Ultimately, the combination of these market-dampening problems in the California market has hindered the cost savings that have hit the German market. California solar installations of 25 kilowatts (kW) and 100 kW have a quoted price of $4.36 and $3.84 per Watt, respectively, according to the Clean Coalition. This compares to $3.40 per Watt on average for already installed projects of 10-100 kW in Germany.
Given a solar cost disadvantage that is present both in the value of incentives AND in the actual installed cost, renewable energy advocates in California should seriously question whether the current policy framework makes sense. The mish-mash of federal tax credits and state/utility rebates has not led to the same economies of scale and market maturity as Germany has accomplished with their CLEAN contract (a.k.a. feed-in tariff).
Switching energy policies could save ratepayers billions.
A 24-cent CLEAN contract price for California solar (to match the German contract) would replace the entire slate of existing solar incentives with an overall average cost 30% lower than the current combined incentives. If 2011 is a banner year and the state sees 1 gigawatt (GW) of installed capacity, the savings to ratepayers of a CLEAN program (over 20 years) would be nearly $3 billion.

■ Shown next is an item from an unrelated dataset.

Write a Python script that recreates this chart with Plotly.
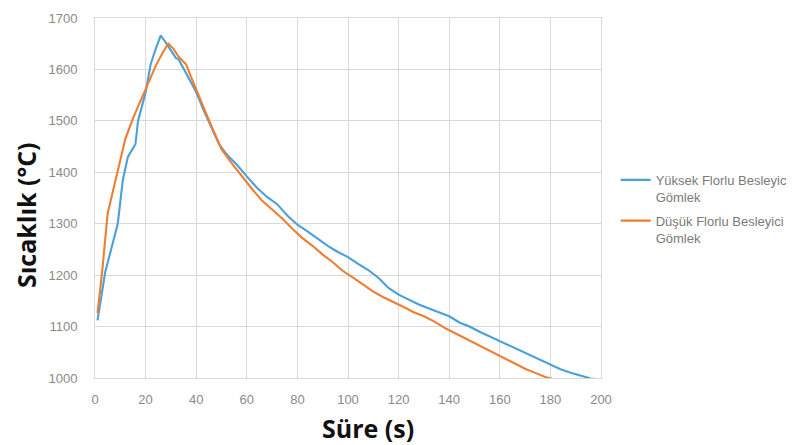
import plotly.graph_objects as go

# Yüksek Florlu Besleyici Gömlek (blue)
t_high = [1, 4, 7, 9, 11, 13, 16, 17, 20, 22, 24, 26, 28, 30, 32, 33, 35, 37, 38, 40,
          43, 46, 49, 52, 56, 60, 64, 68, 72, 76, 80, 84, 88, 92, 96, 100, 104, 108,
          112, 116, 120, 124, 128, 132, 136, 140, 144, 148, 152, 156, 160, 164, 168,
          172, 176, 180, 184, 188, 192, 196, 198]
T_high = [1112, 1205, 1262, 1300, 1385, 1430, 1455, 1500, 1555, 1610, 1640, 1666, 1652,
          1638, 1622, 1620, 1602, 1585, 1575, 1556, 1520, 1487, 1455, 1435, 1415, 1392,
          1370, 1352, 1338, 1316, 1298, 1285, 1271, 1257, 1245, 1235, 1222, 1210, 1195,
          1175, 1162, 1152, 1143, 1135, 1127, 1120, 1108, 1100, 1090, 1081, 1071, 1062,
          1053, 1044, 1035, 1026, 1017, 1010, 1004, 999, 998]

# Düşük Florlu Besleyici Gömlek (orange)
t_low = [1, 3, 5, 7, 9, 12, 15, 18, 21, 24, 27, 29, 31, 33, 35, 36, 38, 40, 43, 46, 50,
         54, 58, 62, 66, 70, 74, 78, 82, 86, 90, 94, 98, 102, 106, 110, 114, 118, 122,
         126, 130, 134, 138, 142, 146, 150, 154, 158, 162, 166, 170, 174, 178, 181]
T_low = [1126, 1215, 1320, 1360, 1405, 1465, 1505, 1540, 1575, 1607, 1635, 1650, 1640,
         1625, 1615, 1610, 1585, 1560, 1525, 1490, 1445, 1418, 1392, 1368, 1345, 1327,
         1310, 1290, 1272, 1257, 1240, 1225, 1208, 1195, 1182, 1168, 1157, 1148, 1138,
         1128, 1120, 1110, 1098, 1088, 1078, 1068, 1058, 1048, 1038, 1027, 1018, 1010,
         1002, 998]

series_names = ["Yüksek Florlu Besleyici<br>Gömlek", "Düşük Florlu Besleyici<br>Gömlek"]
x_ticks = [0, 20, 40, 60, 80, 100, 120, 140, 160, 180, 200]
y_ticks = [1000, 1100, 1200, 1300, 1400, 1500, 1600, 1700]
x_title = "Süre (s)"
y_title = "Sıcaklık (°C)"

fig = go.Figure()
fig.add_trace(go.Scatter(x=t_high, y=T_high, mode="lines", name=series_names[0],
                         legendgroup="a", line=dict(color="#4AA0D8", width=2.1)))
fig.add_trace(go.Scatter(x=t_low, y=T_low, mode="lines", name=series_names[1],
                         legendgroup="b", line=dict(color="#EE7E32", width=2.1)))

grid = "#D9D9D9"
tickfont = dict(family="Liberation Sans, Arial", size=13, color="#8A8A8A")
titlefont = dict(family="Open Sans, Noto Sans", size=25, color="#111111", weight="bold")

fig.update_layout(
    width=795, height=445,
    margin=dict(l=87, r=202, t=10, b=75, autoexpand=False),
    paper_bgcolor="white", plot_bgcolor="white",
    showlegend=True,
    legend=dict(x=1.029, y=0.592, xanchor="left", yanchor="top",
                font=dict(family="Liberation Sans, Arial", size=13, color="#7A7A7A"),
                valign="top", tracegroupgap=4, itemwidth=30),
    xaxis=dict(range=[0, 200], tickvals=x_ticks, showgrid=True, gridcolor=grid,
               gridwidth=1, showline=True, linecolor=grid, mirror=True, zeroline=False,
               tickfont=tickfont, ticks="", ticklabelstandoff=9, automargin=False),
    yaxis=dict(range=[1000, 1700], tickvals=y_ticks, showgrid=True, gridcolor=grid,
               gridwidth=1, showline=True, linecolor=grid, mirror=True, zeroline=False,
               tickfont=tickfont, ticks="", ticklabelstandoff=14, automargin=False),
    annotations=[
        dict(text=x_title, xref="paper", yref="paper", x=0.5395, y=-0.139,
             xanchor="center", yanchor="middle", showarrow=False, font=titlefont),
        dict(text=y_title, xref="paper", yref="paper", x=-0.136, y=0.453,
             xanchor="center", yanchor="middle", showarrow=False, font=titlefont,
             textangle=-90),
    ],
)

fig.write_html("out.html")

If the CLEAN price were adjusted down to assume that projects could use the federal tax credit, then California could set the contract price as low as 18.5 cents per kWh, 5 cents less than is currently paid by California ratepayers (although requiring projects to use tax credits has significant liabilities).
Several states and municipal utilities (Vermont; Gainesville, FL; San Antonio, TX) have already shifted to this simple, comprehensive policy, with promising early results. Californians should consider whether holding to an outdated and complicated energy policy is worth paying billions of dollars extra for solar power.